The signatories note that the first standard “is not dissimilar to the current standard,” but warn that “the other three proposed standards are so broad and vague that they would allow hiring managers to reject candidates solely on the grounds of being lawfully critical of government policy. This openly subjective factor in evaluating the ‘character’ and ‘fitness’ of job applicants risks abuse in any administration.”

“For example, opinions on abortion, the Second Amendment, or climate change, or membership in an association that actively works to change the law on such issues, whatever side of the political aisle they are, could be used by a hiring manager to unfairly reject an otherwise well-qualified, excellent employee for any number of federal agencies, even when their duties have no relevance to those issues,” the signatories warn.
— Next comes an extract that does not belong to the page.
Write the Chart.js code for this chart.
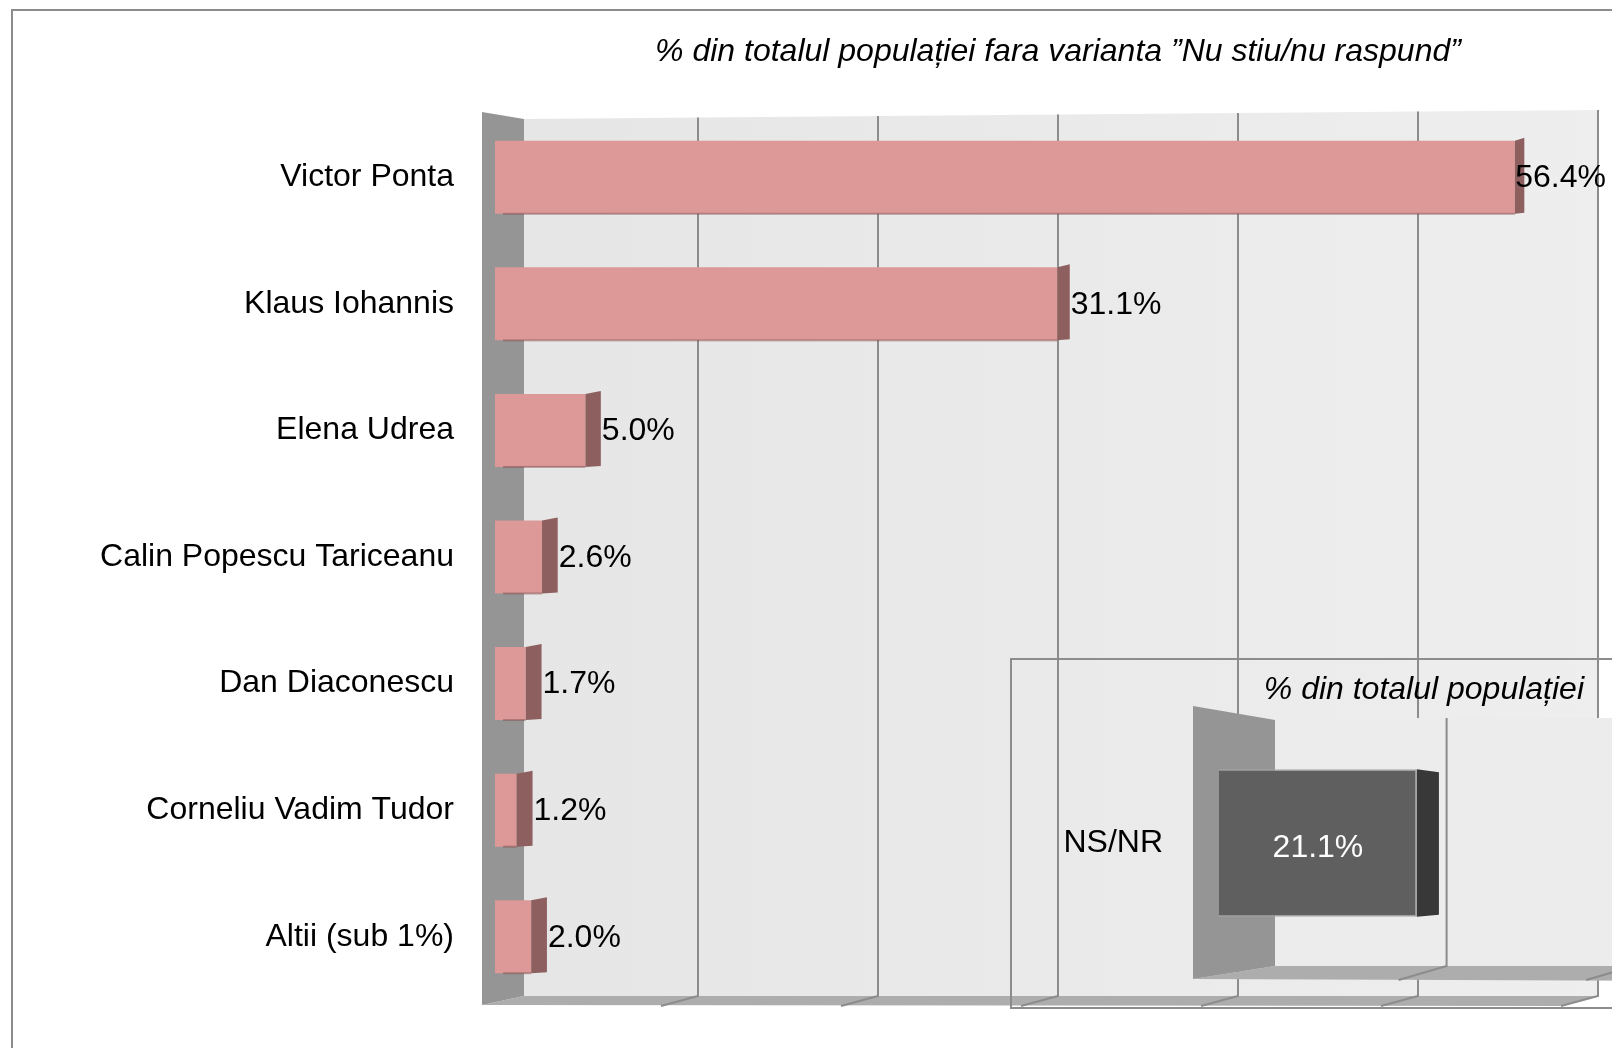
<!DOCTYPE html>
<html>
<head>
<meta charset="utf-8">
<script src="https://cdn.jsdelivr.net/npm/chart.js@4.4.1/dist/chart.umd.min.js"></script>
<style>
  html, body { margin: 0; padding: 0; background: #fff; overflow: hidden; }
  body { width: 1612px; height: 1048px; position: relative; font-family: "Liberation Sans", Arial, sans-serif; }
  #frame { position: absolute; left: 11px; top: 9px; width: 1700px; height: 1200px; border: 2px solid #8c8c8c; }
  canvas { position: absolute; }
  #mainChart { left: 0; top: 0; }
  #insetBox { position: absolute; left: 1010px; top: 658px; width: 700px; height: 347px; border: 2px solid #8c8c8c; }
  #insetChart { left: 1011px; top: 659px; }
  .title { position: absolute; font-style: italic; font-size: 32px; line-height: 38px; color: #000; white-space: nowrap; }
  #mainTitle { left: 0; width: 2116px; top: 31px; text-align: center; }
  #insetTitle { left: 1000px; width: 584px; top: 669px; text-align: right; }
</style>
</head>
<body>
<div id="frame"></div>
<canvas id="mainChart" width="1612" height="1048"></canvas>
<div id="mainTitle" class="title">% din totalul populației fara varianta ”Nu stiu/nu raspund”</div>
<div id="insetBox"></div>
<canvas id="insetChart" width="700" height="389"></canvas>
<div id="insetTitle" class="title">% din totalul populației</div>
<script>
  // Data
  const candidates = [
    'Victor Ponta',
    'Klaus Iohannis',
    'Elena Udrea',
    'Calin Popescu Tariceanu',
    'Dan Diaconescu',
    'Corneliu Vadim Tudor',
    'Altii (sub 1%)'
  ]
  const shares = [56.4, 31.1, 5.0, 2.6, 1.7, 1.2, 2.0]
  const mainGridValues = [10, 20, 30, 40, 50, 60]

  const undecidedLabels = ['NS/NR']
  const undecidedShares = [21.1]
  const insetGridValues = [20, 40]

  const fontFamily = '"Liberation Sans", Arial, sans-serif'
  const labelFont = '32px ' + fontFamily
  const pct = v => v.toFixed(1) + '%'

  // fixed axis width, and no extra label padding pushing the plot area
  const fixAxis = w => s => {
    s.width = w
    s.paddingTop = 0
    s.paddingBottom = 0
  }

  // back wall, side wall, floor and grid lines of the main chart
  const mainWalls = {
    id: 'mainWalls',
    beforeDraw(chart) {
      const { ctx, chartArea: a, scales: { x } } = chart
      const max = x.max
      const depth = v => 23 - 5 * (v / max)
      const wallL = a.left - 13, wallR = a.left + 29
      const backRight = x.getPixelForValue(max) + depth(max)
      const topL = a.top + 5, topR = a.top - 4
      const backBottom = a.bottom - 4, floorY = a.bottom + 5
      const topAt = gx => topL + (topR - topL) * (gx - wallR) / (backRight - wallR)

      ctx.save()
      const g = ctx.createLinearGradient(wallR, 0, backRight, 0)
      g.addColorStop(0, '#e6e6e6')
      g.addColorStop(1, '#eeeeee')
      ctx.fillStyle = g
      ctx.beginPath()
      ctx.moveTo(wallR, topL)
      ctx.lineTo(backRight, topR)
      ctx.lineTo(backRight, backBottom)
      ctx.lineTo(wallR, backBottom)
      ctx.closePath()
      ctx.fill()

      ctx.fillStyle = '#adadad'
      ctx.beginPath()
      ctx.moveTo(wallR, backBottom)
      ctx.lineTo(backRight, backBottom)
      ctx.lineTo(backRight - 38, floorY + 1)
      ctx.lineTo(wallL, floorY)
      ctx.closePath()
      ctx.fill()

      ctx.fillStyle = '#959595'
      ctx.beginPath()
      ctx.moveTo(wallL, a.top - 2)
      ctx.lineTo(wallR, topL)
      ctx.lineTo(wallR, backBottom)
      ctx.lineTo(wallL, floorY)
      ctx.closePath()
      ctx.fill()

      ctx.strokeStyle = '#8c8c8c'
      ctx.lineWidth = 2
      mainGridValues.forEach(v => {
        const gx = x.getPixelForValue(v) + depth(v)
        ctx.beginPath()
        ctx.moveTo(gx, topAt(gx))
        ctx.lineTo(gx, backBottom)
        ctx.lineTo(gx - 37, floorY + 1)
        ctx.stroke()
      })
      ctx.restore()
    }
  }

  // side faces of the bars + value labels
  const mainFaces = {
    id: 'mainFaces',
    afterDatasetsDraw(chart) {
      const { ctx, chartArea: a } = chart
      const meta = chart.getDatasetMeta(0)
      ctx.save()
      meta.data.forEach((bar, i) => {
        const { x, y, base, height } = bar.getProps(['x', 'y', 'base', 'height'], true)
        const top = y - height / 2, bot = y + height / 2
        const d = 16 - 7 * (x - a.left) / (a.right - a.left)
        ctx.fillStyle = 'rgba(120,70,70,0.45)'
        ctx.fillRect(base + 8, bot - 1, x - base - 8, 2)
        ctx.fillStyle = '#8e5f5f'
        ctx.beginPath()
        ctx.moveTo(x, top)
        ctx.lineTo(x + d, top - 3)
        ctx.lineTo(x + d, bot - 1)
        ctx.lineTo(x, bot)
        ctx.closePath()
        ctx.fill()

        const txt = pct(shares[i])
        ctx.font = labelFont
        ctx.fillStyle = '#000'
        ctx.textAlign = 'left'
        ctx.textBaseline = 'middle'
        const w = ctx.measureText(txt).width
        ctx.fillText(txt, Math.min(x + d + 1, chart.width - 6 - w), y + 1)
      })
      ctx.restore()
    }
  }

  new Chart(document.getElementById('mainChart'), {
    type: 'bar',
    data: {
      labels: candidates,
      datasets: [{
        data: shares,
        backgroundColor: '#dd9898',
        borderWidth: 0,
        barPercentage: 0.577,
        categoryPercentage: 1
      }]
    },
    options: {
      indexAxis: 'y',
      responsive: false,
      animation: false,
      events: [],
      layout: { padding: { top: 114, bottom: 48, left: 0, right: 32 } },
      scales: {
        x: { display: false, min: 0, max: 60 },
        y: {
          afterFit: fixAxis(495),
          grid: { display: false, drawTicks: false },
          border: { display: false },
          ticks: { padding: 41, color: '#000', font: { size: 32, family: fontFamily } }
        }
      },
      plugins: { legend: { display: false }, tooltip: { enabled: false } }
    },
    plugins: [mainWalls, mainFaces]
  })

  // inset chart: walls
  const insetWalls = {
    id: 'insetWalls',
    beforeDraw(chart) {
      const { ctx, chartArea: a, scales: { x } } = chart
      const wallL = a.left - 26, wallR = a.left + 56, right = chart.width
      const floorY = a.bottom + 13
      ctx.save()
      ctx.fillStyle = '#ececec'
      ctx.fillRect(wallR, a.top - 2, right - wallR, a.bottom - a.top + 2)

      ctx.fillStyle = '#adadad'
      ctx.beginPath()
      ctx.moveTo(wallR, a.bottom)
      ctx.lineTo(right, a.bottom)
      ctx.lineTo(right, floorY + 2)
      ctx.lineTo(wallL, floorY)
      ctx.closePath()
      ctx.fill()

      ctx.fillStyle = '#959595'
      ctx.beginPath()
      ctx.moveTo(wallL, a.top - 14)
      ctx.lineTo(wallR, a.top)
      ctx.lineTo(wallR, a.bottom)
      ctx.lineTo(wallL, floorY)
      ctx.closePath()
      ctx.fill()

      ctx.strokeStyle = '#8c8c8c'
      ctx.lineWidth = 2
      insetGridValues.forEach(v => {
        const gx = x.getPixelForValue(v) + 40
        ctx.beginPath()
        ctx.moveTo(gx, a.top - 2)
        ctx.lineTo(gx, a.bottom)
        ctx.lineTo(gx - 48, floorY + 1)
        ctx.stroke()
      })
      ctx.restore()
    }
  }

  const insetFaces = {
    id: 'insetFaces',
    afterDatasetsDraw(chart) {
      const { ctx } = chart
      const meta = chart.getDatasetMeta(0)
      ctx.save()
      meta.data.forEach((bar, i) => {
        const { x, y, base, height } = bar.getProps(['x', 'y', 'base', 'height'], true)
        const top = y - height / 2, bot = y + height / 2
        ctx.fillStyle = '#383838'
        ctx.beginPath()
        ctx.moveTo(x, top)
        ctx.lineTo(x + 22, top + 3)
        ctx.lineTo(x + 22, bot - 2)
        ctx.lineTo(x, bot)
        ctx.closePath()
        ctx.fill()

        ctx.font = labelFont
        ctx.fillStyle = '#fff'
        ctx.textAlign = 'center'
        ctx.textBaseline = 'middle'
        ctx.fillText(pct(undecidedShares[i]), (x + base) / 2, y + 5)
      })
      ctx.restore()
    }
  }

  new Chart(document.getElementById('insetChart'), {
    type: 'bar',
    data: {
      labels: undecidedLabels,
      datasets: [{
        data: undecidedShares,
        backgroundColor: '#5f5f5f',
        borderColor: '#a5a5a5',
        borderWidth: 1.5,
        barPercentage: 0.6,
        categoryPercentage: 1
      }]
    },
    options: {
      indexAxis: 'y',
      responsive: false,
      animation: false,
      events: [],
      layout: { padding: { top: 61, bottom: 82, left: 0, right: 23 } },
      scales: {
        x: { display: false, min: 0, max: 50 },
        y: {
          afterFit: fixAxis(208),
          grid: { display: false, drawTicks: false },
          border: { display: false },
          ticks: { padding: 56, color: '#000', font: { size: 32, family: fontFamily } }
        }
      },
      plugins: { legend: { display: false }, tooltip: { enabled: false } }
    },
    plugins: [insetWalls, insetFaces]
  })
</script>
</body>
</html>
“Likewise, agencies could reject anyone who questions the acts and behavior of government officials with no regard for individual competency,” they add. “Should a strong critique of the defense secretary threaten the eligibility of someone who wishes to serve in the Securities and Exchange Commission? In any administration, this sort of ideological discrimination is unwarranted and dangerous, and the terms used in the proposed change, ‘intimidate’ and ‘coerce,’ have become synonymous—wrongly so—in the eyes of some, with vigorous, active speech that seeks to change opinions and federal and state laws.”

Roberts and the other signers argue that “the nebulous nature of the proposed rule’s new standards is counterintuitive to an agency’s objective to evaluate the character and conduct of those seeking to enter civil service.”

Other signatories include: Heritage Action Executive Director Jessica Anderson; former Rep. Dave Brat, R-Va.; former OPM Director Donald J. Devine; 60 Plus Association President Saulius Anuzis; Dr. Ben Carson; American Principles Project Policy Director Jon Schweppe; Claremont Institute President Ryan P. Williams; Concerned Women for America CEO and President Penny Nance; Family Research Council Senior Director of Government Affairs Quena González; Gun Owners of America President Tim Macy; Leadership Institute President Morton Blackwell; Heartland Institute President James Taylor; and Wisconsin Family Action President Julaine Appling, among others.